Tendrán que oírme decir no me conozco,

aquí en el patio, junto

a las columnas que toco provincianas,

no sé quién ríe por mí la noble broma,

pero en torno de aquel hombre veo

que su padre lo ronda,

en las selladas jerarquías del polvo,

velándole la muerte

como el sol en torno de la tierra,

mirándolo tan fijo.

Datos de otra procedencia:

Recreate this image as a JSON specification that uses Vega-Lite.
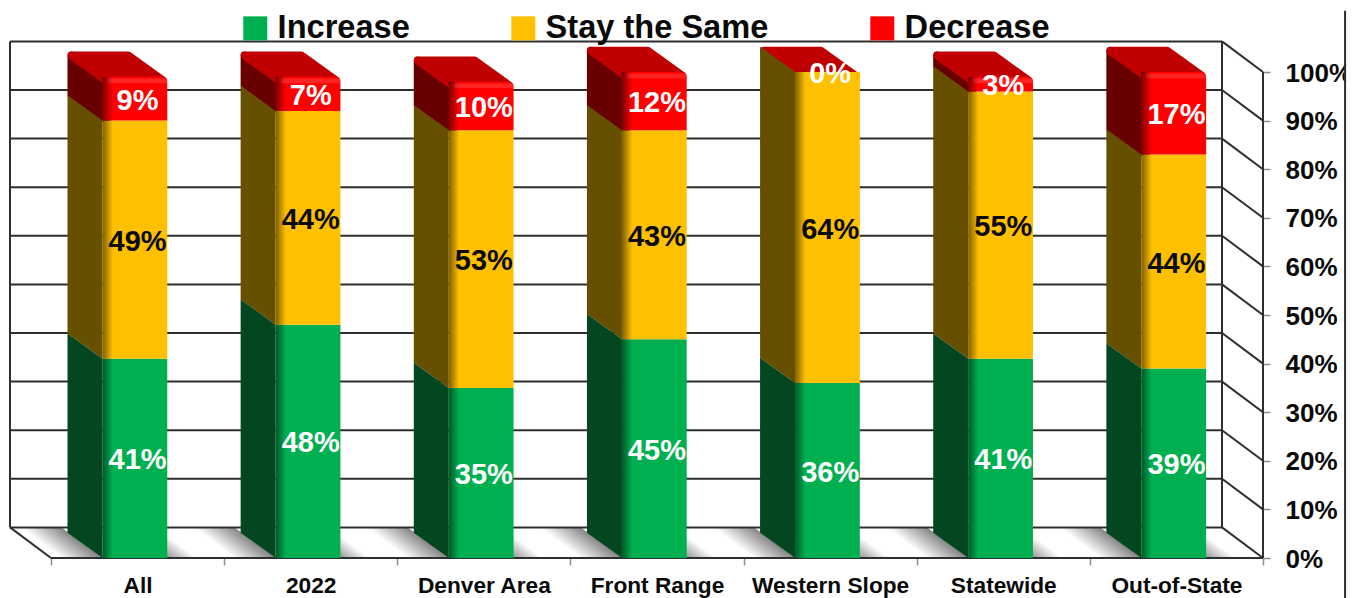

Dejadme que restañe

la minuciosa fuga de mis ojos,

que les devuelva el canto, su pobreza,

la ternura paciente de mi día

a la traición volviendo y a la nada.

 

Cómo el oscuro tedio nos reunía

en la cerrada estancia de su polvo

alrededor de la pobreza suma.

Y su paciencia nos empobrecía

las ilusiones fastuosas de la cena,

este lujo del sueño por mis ojos.

Pobres, solemnes pobres, ya veían

el alba cenicienta de las cosas,

la estrechez de mi lugar, la noche,

aquella irreparable jerarquía

de la madera, la voz y el arduo fuego

en la redonda isla del velorio.

A la salida, qué distintos,

qué limpios, qué recientes eran

recordando la calle solamente,

su aspereza filial, su extraña lumbre,

su temblorosa realidad naciendo.

 

Pero si dejo de soñar

quién nos abriga entonces, si la nada

es también el dormir, pesadamente

la caída sin voz entre la sombra.

Oh la noche es distinta, la mirada,

la memoria del Padre, el Paraíso

realizado en la tierra, como un nombre!

 

Y ahora es el tiempo de levantarme y de trazar mi amplio gesto diciendo:

luego de la primera muerte, señores, las imágenes,

invéntense los jueves,

los unicornios, los ciervos y los asnos

y los frutos de la demencia

y las leyes, en fin,

y el paño universal del sueño

espeso de criaturas, de fábulas, de tedio,

hinchado por el soplo de los dispersos días

verán el libro de las generaciones

y cómo el olvido engendró a la muerte

cuyos morados ojos decimos la distancia,

cómo la muerte engendró a mi espejo,

mi espejo engendró

la fiel imagen que inicia su periplo

entre las barbas rielantes que orillan los dormidos ancianos,

porque después de la primera comprobación de la ceniza,

cuando arrugan mi piel los pómulos del viejo

y en la pared opuesta, por el azogue nocturno de la sangre

aquel fervor oscuro, aquella música

de mis huesos se pierde irrestañable,

cuando todo es uno,

el día y el recuerdo

en el oficio de la lluvia que pulsa las persianas,

la mirada segura nos deshace

su deleitoso paño entreverado de sierpes

y en la pobreza intacta del polvo se resume.